● Records for this exercise

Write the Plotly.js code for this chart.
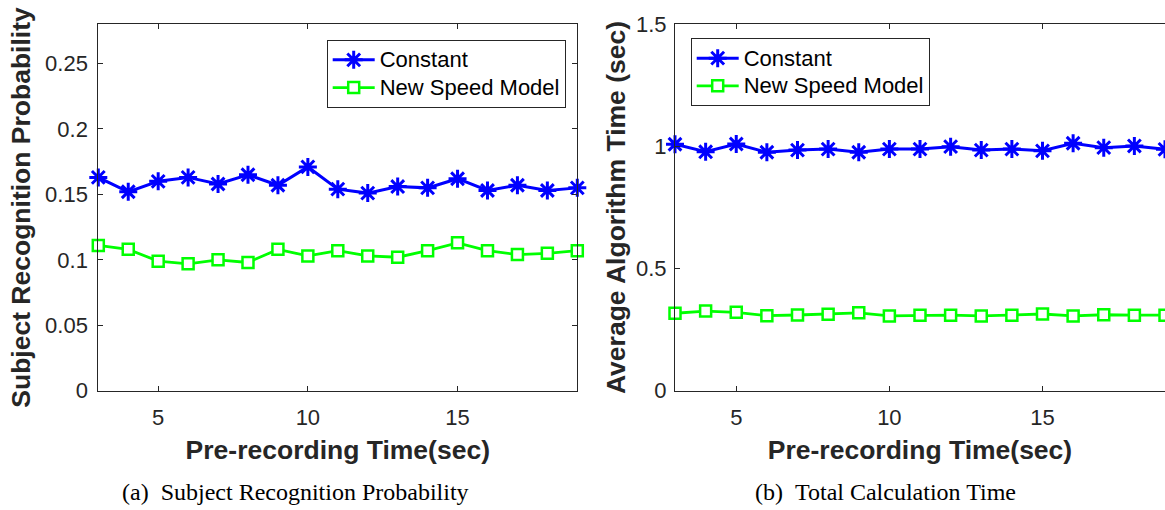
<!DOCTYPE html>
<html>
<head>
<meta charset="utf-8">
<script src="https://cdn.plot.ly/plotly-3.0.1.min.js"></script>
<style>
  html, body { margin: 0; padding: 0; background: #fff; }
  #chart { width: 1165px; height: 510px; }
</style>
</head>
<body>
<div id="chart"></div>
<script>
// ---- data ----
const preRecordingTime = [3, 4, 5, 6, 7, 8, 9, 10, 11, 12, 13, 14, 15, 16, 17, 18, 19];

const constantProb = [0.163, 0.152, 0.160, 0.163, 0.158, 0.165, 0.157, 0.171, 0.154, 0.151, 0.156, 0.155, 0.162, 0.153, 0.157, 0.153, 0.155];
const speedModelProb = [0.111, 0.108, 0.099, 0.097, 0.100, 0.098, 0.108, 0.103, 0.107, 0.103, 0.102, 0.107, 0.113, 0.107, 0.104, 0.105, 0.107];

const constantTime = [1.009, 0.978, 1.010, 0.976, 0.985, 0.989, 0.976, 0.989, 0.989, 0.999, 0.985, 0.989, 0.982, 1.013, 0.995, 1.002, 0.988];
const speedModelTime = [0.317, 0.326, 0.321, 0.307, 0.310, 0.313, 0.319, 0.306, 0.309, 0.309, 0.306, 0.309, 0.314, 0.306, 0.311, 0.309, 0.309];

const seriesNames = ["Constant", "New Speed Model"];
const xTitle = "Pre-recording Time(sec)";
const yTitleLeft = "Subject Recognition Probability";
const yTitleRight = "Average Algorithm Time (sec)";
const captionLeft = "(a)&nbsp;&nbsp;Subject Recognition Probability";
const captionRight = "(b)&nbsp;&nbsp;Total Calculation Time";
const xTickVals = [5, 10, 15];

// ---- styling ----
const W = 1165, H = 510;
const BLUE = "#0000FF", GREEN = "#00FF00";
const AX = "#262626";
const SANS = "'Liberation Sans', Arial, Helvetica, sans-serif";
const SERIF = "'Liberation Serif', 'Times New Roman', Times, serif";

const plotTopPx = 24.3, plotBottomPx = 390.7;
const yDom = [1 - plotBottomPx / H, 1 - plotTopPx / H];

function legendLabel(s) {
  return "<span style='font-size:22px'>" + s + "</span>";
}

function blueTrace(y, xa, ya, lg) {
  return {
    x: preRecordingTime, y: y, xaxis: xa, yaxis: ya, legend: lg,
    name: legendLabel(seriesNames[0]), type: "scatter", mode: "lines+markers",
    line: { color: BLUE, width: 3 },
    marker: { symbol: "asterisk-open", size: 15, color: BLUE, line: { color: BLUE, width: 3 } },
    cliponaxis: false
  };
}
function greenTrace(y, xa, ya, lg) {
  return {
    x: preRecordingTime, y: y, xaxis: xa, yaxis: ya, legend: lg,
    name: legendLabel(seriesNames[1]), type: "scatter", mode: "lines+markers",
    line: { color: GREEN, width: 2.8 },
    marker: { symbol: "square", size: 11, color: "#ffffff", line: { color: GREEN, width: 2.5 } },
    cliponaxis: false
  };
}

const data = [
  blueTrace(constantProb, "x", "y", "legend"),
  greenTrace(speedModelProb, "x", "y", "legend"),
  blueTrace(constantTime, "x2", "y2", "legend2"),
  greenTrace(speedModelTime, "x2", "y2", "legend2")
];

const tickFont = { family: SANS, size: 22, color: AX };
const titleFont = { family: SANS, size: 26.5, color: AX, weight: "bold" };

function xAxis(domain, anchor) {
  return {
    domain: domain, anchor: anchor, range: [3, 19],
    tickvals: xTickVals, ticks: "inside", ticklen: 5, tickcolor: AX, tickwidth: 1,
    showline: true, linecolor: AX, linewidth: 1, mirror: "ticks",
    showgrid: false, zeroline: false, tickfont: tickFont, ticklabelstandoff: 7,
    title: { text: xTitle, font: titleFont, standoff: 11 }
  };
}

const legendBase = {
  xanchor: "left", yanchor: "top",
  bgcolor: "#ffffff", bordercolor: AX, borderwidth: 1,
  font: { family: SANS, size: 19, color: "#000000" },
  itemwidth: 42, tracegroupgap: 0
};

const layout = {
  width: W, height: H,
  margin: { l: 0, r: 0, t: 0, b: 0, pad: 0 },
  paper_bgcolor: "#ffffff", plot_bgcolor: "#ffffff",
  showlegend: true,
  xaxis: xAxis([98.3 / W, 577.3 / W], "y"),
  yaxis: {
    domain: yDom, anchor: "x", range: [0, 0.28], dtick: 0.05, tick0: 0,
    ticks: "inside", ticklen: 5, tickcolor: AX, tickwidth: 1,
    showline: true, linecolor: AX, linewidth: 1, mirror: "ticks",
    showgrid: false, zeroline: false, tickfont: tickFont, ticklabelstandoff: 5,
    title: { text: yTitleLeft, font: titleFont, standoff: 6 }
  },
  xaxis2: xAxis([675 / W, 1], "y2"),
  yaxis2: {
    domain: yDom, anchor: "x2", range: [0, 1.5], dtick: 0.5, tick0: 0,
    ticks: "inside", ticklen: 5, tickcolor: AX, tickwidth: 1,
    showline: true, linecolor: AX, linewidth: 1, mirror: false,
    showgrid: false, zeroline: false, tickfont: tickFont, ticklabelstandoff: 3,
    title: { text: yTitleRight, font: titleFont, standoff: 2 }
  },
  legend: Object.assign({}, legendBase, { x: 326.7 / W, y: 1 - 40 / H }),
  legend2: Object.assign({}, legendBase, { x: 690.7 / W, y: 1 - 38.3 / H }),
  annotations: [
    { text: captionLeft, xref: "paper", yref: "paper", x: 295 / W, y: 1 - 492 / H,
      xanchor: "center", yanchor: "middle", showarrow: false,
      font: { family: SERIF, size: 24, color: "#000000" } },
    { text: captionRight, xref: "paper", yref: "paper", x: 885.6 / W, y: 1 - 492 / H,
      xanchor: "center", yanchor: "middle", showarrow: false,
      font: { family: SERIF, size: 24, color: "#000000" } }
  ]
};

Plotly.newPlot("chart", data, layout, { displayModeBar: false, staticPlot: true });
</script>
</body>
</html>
* * *
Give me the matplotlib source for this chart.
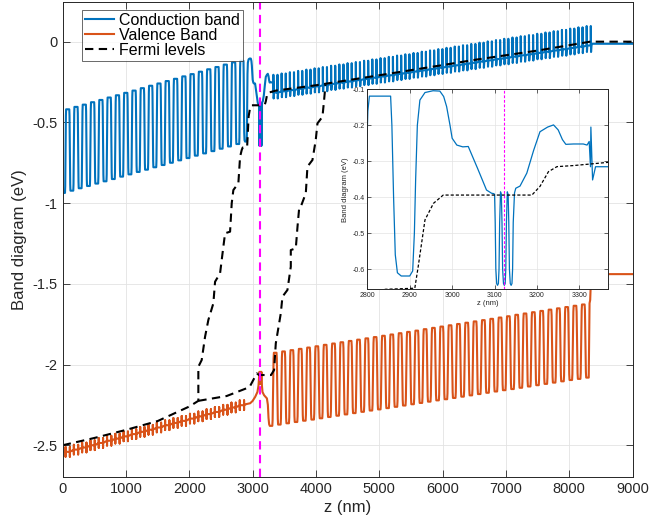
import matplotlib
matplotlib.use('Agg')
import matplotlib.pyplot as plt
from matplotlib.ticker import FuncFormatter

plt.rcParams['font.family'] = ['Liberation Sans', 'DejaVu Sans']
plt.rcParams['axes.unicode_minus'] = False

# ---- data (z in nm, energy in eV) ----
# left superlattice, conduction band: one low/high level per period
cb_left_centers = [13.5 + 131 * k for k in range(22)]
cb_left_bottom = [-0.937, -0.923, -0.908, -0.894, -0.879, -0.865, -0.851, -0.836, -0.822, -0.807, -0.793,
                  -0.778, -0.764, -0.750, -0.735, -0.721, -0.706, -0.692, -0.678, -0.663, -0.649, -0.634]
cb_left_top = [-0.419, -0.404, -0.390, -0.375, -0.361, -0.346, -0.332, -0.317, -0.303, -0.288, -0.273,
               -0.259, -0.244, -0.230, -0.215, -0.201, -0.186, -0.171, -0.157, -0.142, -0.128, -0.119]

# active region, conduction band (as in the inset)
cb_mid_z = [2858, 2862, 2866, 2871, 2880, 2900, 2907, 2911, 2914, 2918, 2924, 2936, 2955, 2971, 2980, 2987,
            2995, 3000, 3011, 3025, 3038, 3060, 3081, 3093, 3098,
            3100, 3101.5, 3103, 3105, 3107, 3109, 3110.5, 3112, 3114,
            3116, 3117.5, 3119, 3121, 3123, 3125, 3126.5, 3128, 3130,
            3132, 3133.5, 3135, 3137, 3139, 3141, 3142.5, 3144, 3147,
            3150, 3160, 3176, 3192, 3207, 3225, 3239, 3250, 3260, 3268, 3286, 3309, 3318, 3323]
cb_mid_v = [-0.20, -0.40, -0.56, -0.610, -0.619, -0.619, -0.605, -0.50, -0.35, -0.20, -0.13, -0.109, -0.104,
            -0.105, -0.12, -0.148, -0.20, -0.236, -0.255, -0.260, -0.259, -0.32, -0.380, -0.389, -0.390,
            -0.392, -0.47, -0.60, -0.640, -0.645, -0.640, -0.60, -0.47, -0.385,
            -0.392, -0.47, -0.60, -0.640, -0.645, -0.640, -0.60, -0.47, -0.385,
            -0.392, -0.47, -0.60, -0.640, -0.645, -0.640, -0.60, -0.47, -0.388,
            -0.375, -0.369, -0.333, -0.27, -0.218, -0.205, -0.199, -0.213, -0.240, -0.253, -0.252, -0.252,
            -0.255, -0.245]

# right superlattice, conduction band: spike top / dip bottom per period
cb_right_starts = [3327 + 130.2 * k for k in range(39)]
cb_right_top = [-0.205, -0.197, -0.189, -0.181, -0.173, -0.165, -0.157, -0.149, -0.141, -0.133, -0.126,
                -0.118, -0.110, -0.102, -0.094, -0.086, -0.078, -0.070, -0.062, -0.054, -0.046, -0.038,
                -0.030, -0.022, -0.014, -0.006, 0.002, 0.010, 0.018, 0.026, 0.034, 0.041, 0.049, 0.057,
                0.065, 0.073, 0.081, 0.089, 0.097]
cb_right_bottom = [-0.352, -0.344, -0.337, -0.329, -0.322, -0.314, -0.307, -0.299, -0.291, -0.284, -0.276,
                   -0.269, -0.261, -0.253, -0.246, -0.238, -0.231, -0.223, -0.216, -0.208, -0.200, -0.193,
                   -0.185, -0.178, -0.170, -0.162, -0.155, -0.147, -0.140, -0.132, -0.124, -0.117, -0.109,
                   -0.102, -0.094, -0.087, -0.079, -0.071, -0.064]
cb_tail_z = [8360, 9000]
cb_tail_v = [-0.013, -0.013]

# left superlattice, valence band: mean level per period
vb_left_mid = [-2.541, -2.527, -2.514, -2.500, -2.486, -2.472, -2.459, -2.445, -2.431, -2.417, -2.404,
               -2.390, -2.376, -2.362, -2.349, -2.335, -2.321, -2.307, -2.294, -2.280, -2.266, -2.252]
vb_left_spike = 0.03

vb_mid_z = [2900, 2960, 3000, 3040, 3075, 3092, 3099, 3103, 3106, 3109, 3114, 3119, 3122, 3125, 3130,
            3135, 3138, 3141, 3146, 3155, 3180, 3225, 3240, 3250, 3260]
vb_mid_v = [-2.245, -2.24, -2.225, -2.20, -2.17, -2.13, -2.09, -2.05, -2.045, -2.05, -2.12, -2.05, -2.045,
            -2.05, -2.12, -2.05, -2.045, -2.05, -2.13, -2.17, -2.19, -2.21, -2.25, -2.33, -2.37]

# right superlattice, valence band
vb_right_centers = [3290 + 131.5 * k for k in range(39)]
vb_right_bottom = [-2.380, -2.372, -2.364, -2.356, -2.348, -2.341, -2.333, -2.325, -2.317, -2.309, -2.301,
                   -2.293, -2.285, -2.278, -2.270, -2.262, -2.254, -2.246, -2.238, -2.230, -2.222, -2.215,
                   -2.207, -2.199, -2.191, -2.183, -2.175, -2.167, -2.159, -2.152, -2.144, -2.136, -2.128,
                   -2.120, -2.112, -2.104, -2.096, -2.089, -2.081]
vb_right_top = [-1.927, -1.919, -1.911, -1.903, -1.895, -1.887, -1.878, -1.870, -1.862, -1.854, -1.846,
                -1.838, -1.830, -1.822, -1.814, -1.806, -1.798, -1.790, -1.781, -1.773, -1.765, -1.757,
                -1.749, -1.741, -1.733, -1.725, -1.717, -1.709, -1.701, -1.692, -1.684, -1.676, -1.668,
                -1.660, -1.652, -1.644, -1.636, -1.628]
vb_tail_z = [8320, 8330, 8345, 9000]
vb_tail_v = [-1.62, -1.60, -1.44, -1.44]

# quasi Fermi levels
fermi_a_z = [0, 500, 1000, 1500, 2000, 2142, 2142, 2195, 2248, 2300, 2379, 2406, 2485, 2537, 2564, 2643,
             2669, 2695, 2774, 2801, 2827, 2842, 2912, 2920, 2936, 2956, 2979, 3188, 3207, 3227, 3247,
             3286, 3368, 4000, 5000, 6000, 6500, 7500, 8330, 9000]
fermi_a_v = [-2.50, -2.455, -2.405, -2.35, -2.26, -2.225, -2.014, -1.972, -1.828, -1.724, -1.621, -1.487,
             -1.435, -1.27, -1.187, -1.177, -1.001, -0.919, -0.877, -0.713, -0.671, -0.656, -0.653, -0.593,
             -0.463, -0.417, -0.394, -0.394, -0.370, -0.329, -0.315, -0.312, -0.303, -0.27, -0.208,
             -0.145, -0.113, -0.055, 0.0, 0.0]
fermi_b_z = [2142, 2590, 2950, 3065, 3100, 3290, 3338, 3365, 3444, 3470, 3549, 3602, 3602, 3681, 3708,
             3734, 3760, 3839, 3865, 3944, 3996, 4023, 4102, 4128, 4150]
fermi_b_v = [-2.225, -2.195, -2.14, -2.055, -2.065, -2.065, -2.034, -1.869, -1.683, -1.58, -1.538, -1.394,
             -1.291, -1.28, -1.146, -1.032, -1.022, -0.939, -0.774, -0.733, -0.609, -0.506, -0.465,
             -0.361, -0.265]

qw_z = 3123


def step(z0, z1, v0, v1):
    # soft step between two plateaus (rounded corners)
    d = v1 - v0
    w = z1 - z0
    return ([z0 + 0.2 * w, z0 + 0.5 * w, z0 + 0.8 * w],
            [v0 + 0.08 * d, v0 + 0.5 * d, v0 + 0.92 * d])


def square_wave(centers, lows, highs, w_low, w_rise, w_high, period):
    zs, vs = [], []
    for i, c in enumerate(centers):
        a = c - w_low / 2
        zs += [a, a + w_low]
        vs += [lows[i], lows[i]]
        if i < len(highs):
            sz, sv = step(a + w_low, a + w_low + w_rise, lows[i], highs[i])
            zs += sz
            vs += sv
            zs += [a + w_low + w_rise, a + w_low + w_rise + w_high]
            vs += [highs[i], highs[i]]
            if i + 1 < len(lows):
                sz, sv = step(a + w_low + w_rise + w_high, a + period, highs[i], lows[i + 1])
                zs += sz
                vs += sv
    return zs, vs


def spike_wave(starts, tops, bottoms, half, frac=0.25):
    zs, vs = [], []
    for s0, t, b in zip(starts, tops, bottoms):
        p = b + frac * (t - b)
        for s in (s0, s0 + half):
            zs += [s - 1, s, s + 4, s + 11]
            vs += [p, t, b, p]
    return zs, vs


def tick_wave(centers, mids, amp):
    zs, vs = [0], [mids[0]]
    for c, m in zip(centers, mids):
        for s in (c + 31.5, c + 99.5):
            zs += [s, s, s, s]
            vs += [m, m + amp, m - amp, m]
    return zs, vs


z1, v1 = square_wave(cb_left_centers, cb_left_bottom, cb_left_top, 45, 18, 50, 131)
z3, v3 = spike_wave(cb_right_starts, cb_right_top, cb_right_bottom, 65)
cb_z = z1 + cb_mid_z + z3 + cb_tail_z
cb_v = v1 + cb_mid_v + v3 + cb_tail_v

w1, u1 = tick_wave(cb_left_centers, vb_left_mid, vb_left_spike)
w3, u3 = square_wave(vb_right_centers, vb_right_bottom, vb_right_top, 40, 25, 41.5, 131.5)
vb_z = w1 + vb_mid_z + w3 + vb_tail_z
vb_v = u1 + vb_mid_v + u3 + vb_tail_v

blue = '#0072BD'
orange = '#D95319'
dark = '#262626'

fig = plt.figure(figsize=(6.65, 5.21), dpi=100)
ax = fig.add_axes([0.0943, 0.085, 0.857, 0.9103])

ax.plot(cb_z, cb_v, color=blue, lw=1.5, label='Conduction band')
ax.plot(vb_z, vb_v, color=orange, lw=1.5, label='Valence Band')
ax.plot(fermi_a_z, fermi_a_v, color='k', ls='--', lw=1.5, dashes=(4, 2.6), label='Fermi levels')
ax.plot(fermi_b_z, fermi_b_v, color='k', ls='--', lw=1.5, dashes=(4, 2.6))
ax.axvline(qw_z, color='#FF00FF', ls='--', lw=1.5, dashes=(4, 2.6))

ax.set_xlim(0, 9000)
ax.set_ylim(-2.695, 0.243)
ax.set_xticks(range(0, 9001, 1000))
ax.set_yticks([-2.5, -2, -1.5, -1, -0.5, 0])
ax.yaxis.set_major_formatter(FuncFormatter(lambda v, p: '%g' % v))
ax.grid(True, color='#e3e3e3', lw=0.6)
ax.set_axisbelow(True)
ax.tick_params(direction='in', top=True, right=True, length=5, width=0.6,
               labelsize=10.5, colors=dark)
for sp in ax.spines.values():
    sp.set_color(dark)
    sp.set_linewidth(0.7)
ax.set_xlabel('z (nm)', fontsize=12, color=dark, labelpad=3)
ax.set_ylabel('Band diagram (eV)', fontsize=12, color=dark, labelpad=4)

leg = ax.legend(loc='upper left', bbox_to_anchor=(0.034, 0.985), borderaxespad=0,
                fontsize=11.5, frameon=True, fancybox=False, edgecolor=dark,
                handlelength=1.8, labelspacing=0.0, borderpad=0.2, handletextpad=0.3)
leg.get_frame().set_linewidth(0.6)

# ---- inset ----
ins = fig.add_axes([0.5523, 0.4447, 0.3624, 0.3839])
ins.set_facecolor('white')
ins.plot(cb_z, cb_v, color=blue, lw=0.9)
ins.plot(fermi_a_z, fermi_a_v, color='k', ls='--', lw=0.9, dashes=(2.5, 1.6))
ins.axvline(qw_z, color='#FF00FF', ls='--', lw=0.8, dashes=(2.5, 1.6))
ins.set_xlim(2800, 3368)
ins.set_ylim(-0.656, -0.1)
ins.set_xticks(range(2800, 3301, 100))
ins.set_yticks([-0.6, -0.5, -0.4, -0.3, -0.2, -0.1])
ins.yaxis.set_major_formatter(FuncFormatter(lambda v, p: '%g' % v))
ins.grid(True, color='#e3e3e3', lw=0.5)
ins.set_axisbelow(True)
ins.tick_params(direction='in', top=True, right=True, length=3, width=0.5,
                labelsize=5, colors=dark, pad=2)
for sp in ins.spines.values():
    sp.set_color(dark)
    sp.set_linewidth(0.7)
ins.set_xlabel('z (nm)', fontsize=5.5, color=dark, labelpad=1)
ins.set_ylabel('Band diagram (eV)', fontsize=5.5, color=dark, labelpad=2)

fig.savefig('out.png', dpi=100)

● Instructions for the task
Go through the records and copy each line with "chart" in it.

● Result of this task
Write the Plotly.js code for this chart.
  #chart { width: 1165px; height: 510px; }
<div id="chart"></div>
Plotly.newPlot("chart", data, layout, { displayModeBar: false, staticPlot: true });
Give me the matplotlib source for this chart.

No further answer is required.